BREWERY GEMS PROFILES: 
Emil Sick - Brewer

 

Porteait of Emil Sick

BIOGRAPHY of EMIL GEORGE SICK
(1894-1964)

An obituary is hardly the place to chronicle the achievements of a person's life, and that is especially true for this man.

To Washingtonians of the '50s and '60s the name Emil Sick conjures up the good life - balmy summer days with cold beer and the glory afternoons of Pacific Coast League baseball.  He owned the brewery that brewed Rainier Beer, and he owned the baseball club that played its way into the hearts of fans - the Seattle Rainiers.

Those were but two facets of the many-faceted life of this Tacoma-born, Canadian-reared brewer. Sick learned the brewery business at his father's breweries in Alberta and Saskatchewan. At the height of his business career, Emil controlled the largest number of breweries under single management in the world.

As a businessman he was successful beyond ordinary hopes and dreams.
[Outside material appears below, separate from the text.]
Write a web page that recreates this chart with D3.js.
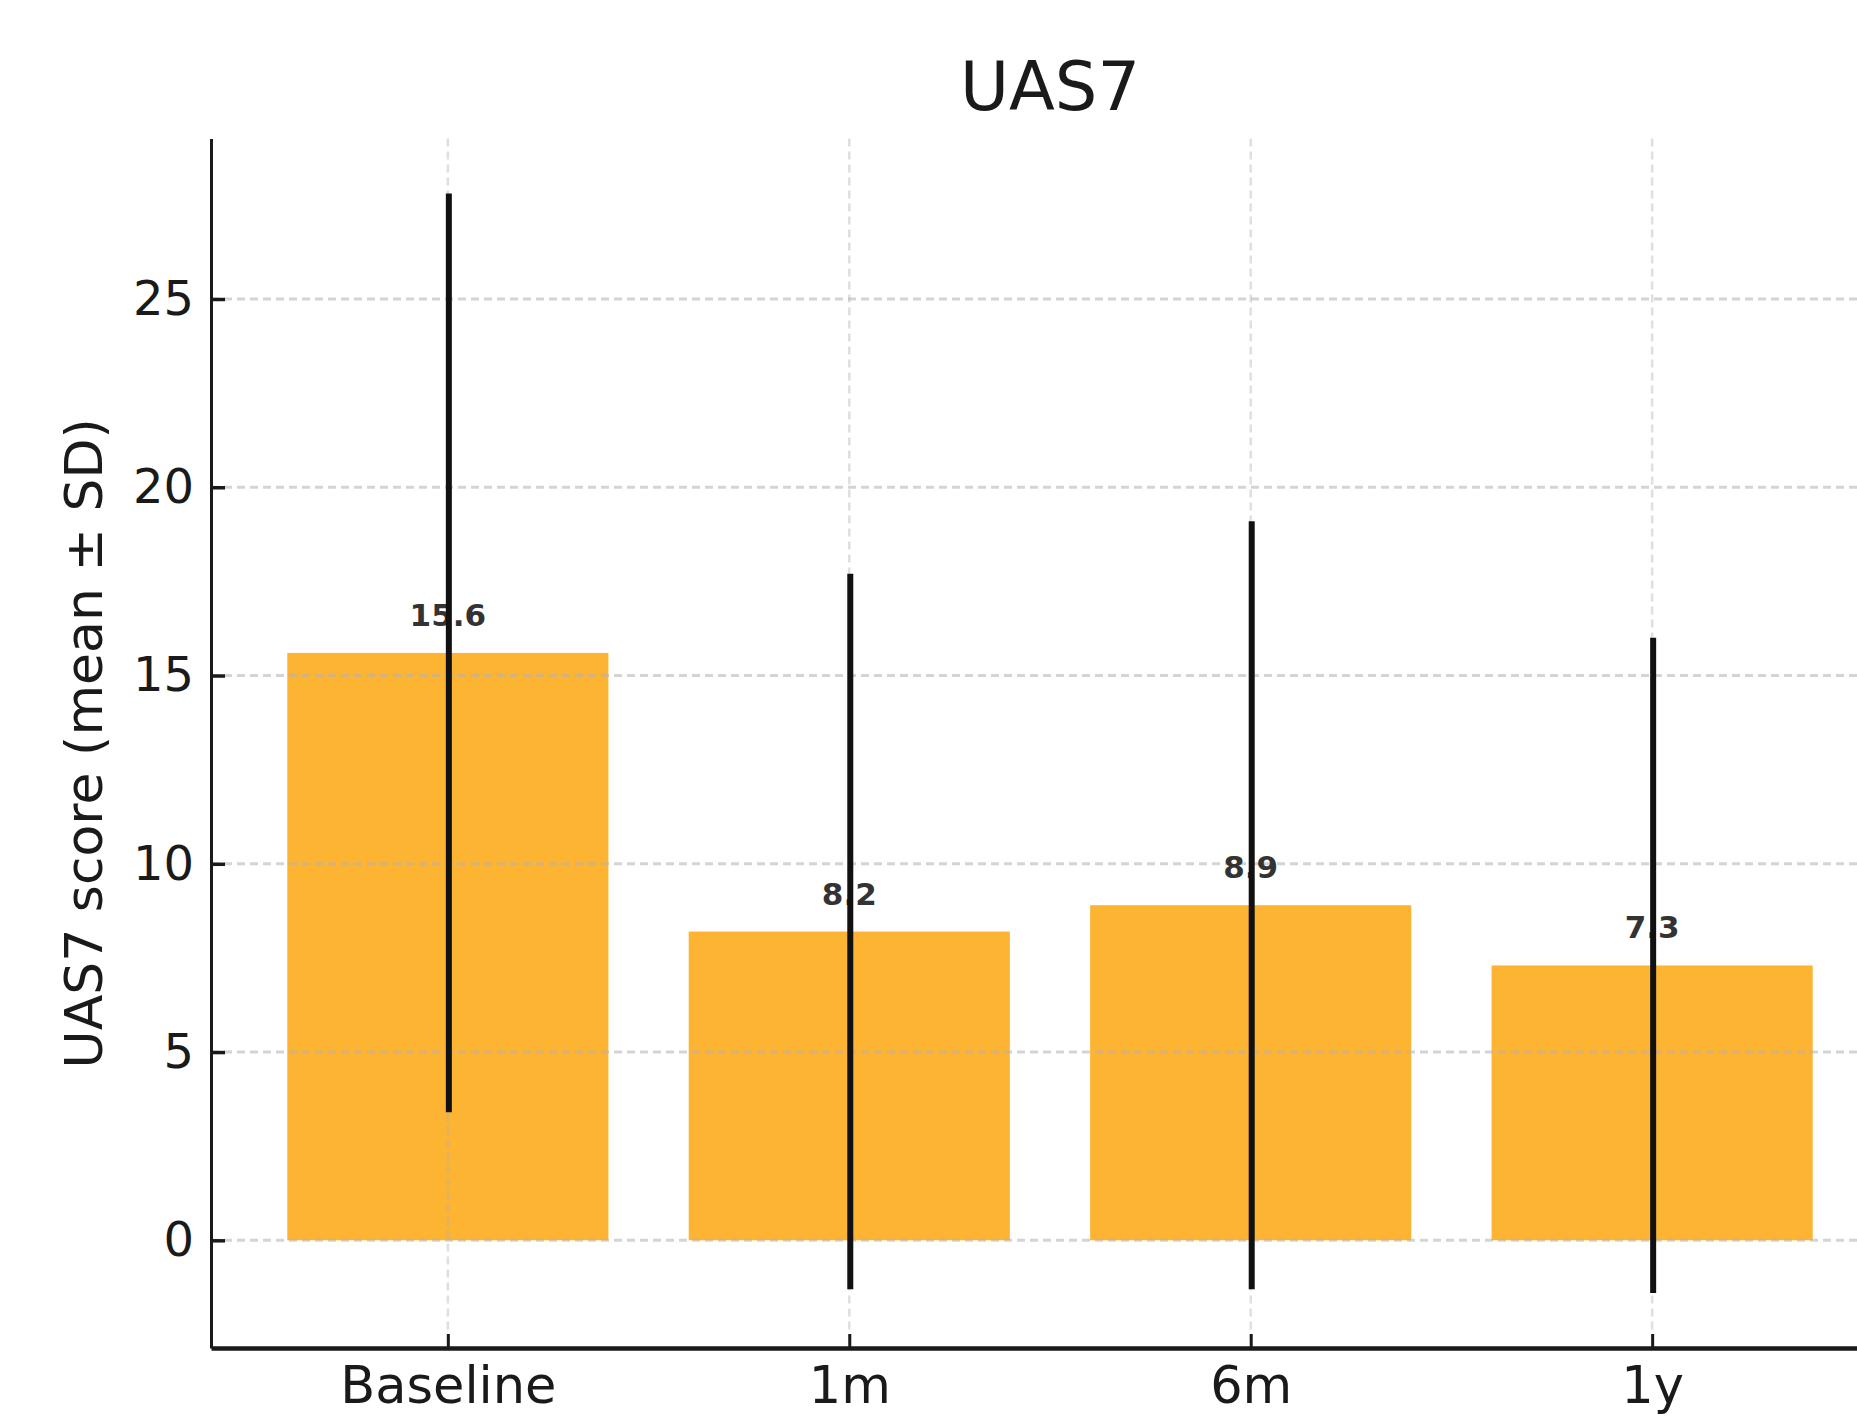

As a baseball club owner he gave Seattle five pennant wining seasons with many memorable teams, and heroes who have lasted through the ages.
Beyond that, Sick was a dynamic civic booster, a man who could get things done and who contributed so much to his adopted city.


The following is his obituary from the November 11, 1964 edition of the Seattle Post-Intelligencer:


"Emil Sick, Civic Leader, Baseball Patron, 70, Dies


Emil G. Sick, 70, long-time Seattle civic and business leader, died early yesterday morning in Swedish Hospital of a stroke following an operation.
Mr. Sick had been in failing health recently but had continued to take an active part in his numerous and varied business interests in, the United States and Canada.

He was chairman of the board of Sick's Rainier Brewing Co. and president of Sicks' Brewery Enterprises, Inc., both of Seattle, and a director of three other firms, Molson's Brewery, Ltd., and Sicks' Breweries, Ltd., both of Canada, and the Peoples National Bank of Washington. He also was a director of the Seattle World's Fair.

Mr. Sick was equally well known for his leadership in civic activities. He led two successful $100,000 fund raising drives. One played a leading role in saving St. Mark's Cathedral. As chairman of the non - denominational committee, he saw $100,000 collected to wipe out the church's debts and beautify the picturesque building.

As president of the Seattle Historical Society, Mr. Sick led the drive which collected $100,000 for construction of the Museum of History and Industry.

Mr. Sick was a long-time leader of the Seattle Chamber of Commerce, serving as its president in 1941. Thirteen, years later he was elected an honorary life-time member.

Mr. Sick entered the brewery business as a shipping clerk with Lethbridge Breweries, Ltd., in Alberta, Canada, which was founded and owned by his father.

In the following years he headed numerous corporations which operated breweries in Spokane; Salem, Ore.; Missoula and Great Falls, Mont.; Vancouver, B.C.; Edmonton and Lethbridge, Alta., and Prince Albert and Regina, Sask. Some of these later were closed or sold.

In 1937, Mr. Sick purchased the Seattle Rainier baseball club and a year later built the stadium which bears his name. The club was sold in 1960. He also was past state chairman of the National Foundation for Infantile Paralysis and was a founder of the King County Central Blood Bank.

In 1949, Mr. Sick became the first Washingtonian to be named for the Disabled American's Veteran's award for outstanding civic leadership. And he was named Greater Seattle's First Citizen in Sports for 1963.

Mr. Sick was born June 3, 1894, in Tacoma. He attended Western Canada College, Calgary, and Stanford University. He resided at 260-39th Ave. E.

He married Kathleen Thelma MacPhee in 1918. She died in 1962, and last December he married Mrs. Martha Gardner, widow of a Seattle business leader.

Survivors include his wife, Martha; sister, Mrs. J. A. Blair, Vancouver, B.C.; three daughters, Mrs. Chandler Thomas, Guatemala City, Guatemala; Mrs. Robert Minton, Concord, Mass.; and Mrs. Winston Ingman, Mercer Island; a son, Timothy Sick, London, England; an adopted son, Alan Ferguson, Seattle, and 16 grandchildren."


From the foregoing it's obvious that more is to be said about this remarkable man and his achievements. Planned topics include: The House of Lethbridge, Sicks' Breweries, Inc., and the Seattle Rainiers.